Thursday, March 31, 2016

George Mikan

George Lawrence Mikan, Jr.

June 18, 1924
Joliet, IL

June 1, 2005
Scottsdale, AZ

1939-40 Joliet Catholic High School - Illinois (High School)
1940-41 Joliet Catholic High School - Illinois (High School)
1941-42 Joliet Catholic High School - Illinois (High School)
1942-43 DePaul University (College) Freshmen
1943-44 DePaul University (College)
1944-45 DePaul University (College)
1945-46 DePaul University (College)
1946-47 Chicago American Gears (NBL)
1947-48 Chicago Gears (PBLA)
1947-48 Minneapolis Lakers (NBL)
1948-49 Minneapolis Lakers (BAA)
1949-50 Minneapolis Lakers (NBA)
1950-51 Minneapolis Lakers (NBA)
1951-52 Minneapolis Lakers (NBA)
1952-53 Minneapolis Lakers (NBA)
1953-54 Minneapolis Lakers (NBA)
1955-56 Minneapolis Lakers (NBA)
1957-58 Minneapolis Lakers (NBA)  - Head coach


One of the first superstars of the sport, Mikan had shattered his knee as a kid that left him bedridden for almost a year.
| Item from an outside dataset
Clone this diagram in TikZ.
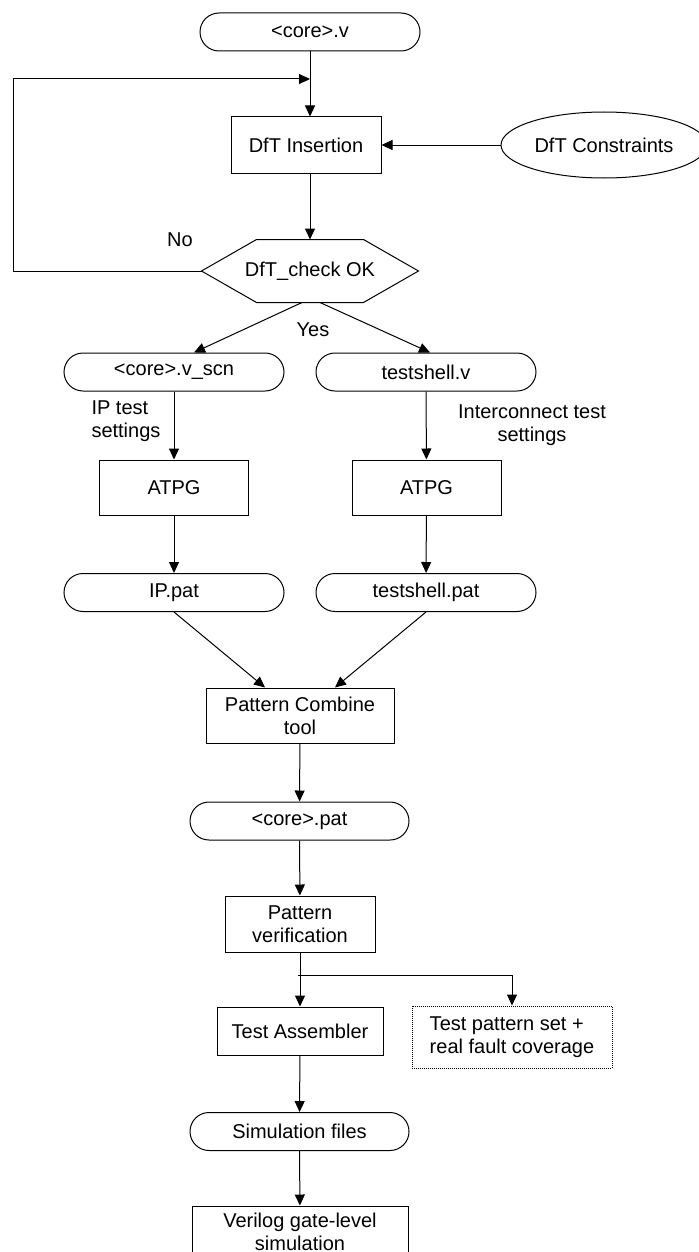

Despite his lankiness (6'10 250 lbs) and near-sightedness, Mikan left Quigley Prep Seminary to finish high school at Joliet Catholic, and moved on to DePaul where he was a two-time player of the year. Mikan became the first player to really prove that people of his height could be coordinated enough to be an effective basketball player. The modern game's goaltending rule exists solely from Mikan, who deflected many an oppnent's shot as it approached the rim.
After college, Mikan joined with the American Gears, and followed them into the PBLA the next season, but once the Gears (and the PBLA) folded early into the league's inaugural season, and Mikan was handed over the Lakers, where he played until his retirement after the 1953-54 season.
After a season hiatus, Mikan returned for one more season before quitting playing for good. He ran for the U.S. Senate in 1956, and after losing a close race, returned to the NBA to coach the Lakers. Minneapolis went 9-30 under Mikan before stepping down. Done with basketball, he went on to practice law and work in real estate until he a decade later, when became the first commissioner of the ABA.
Mikan fought hard for many years to get pensions for retired players. Saddled with kidney problems and diabetes, his illnesses took his leg, and eventually his life. He died in 2005.

He was married to Patricia and had six kids: sons Larry (George Lawrence Mikan III), Terry, Patrick and Michael, and daughters Trisha and Maureen.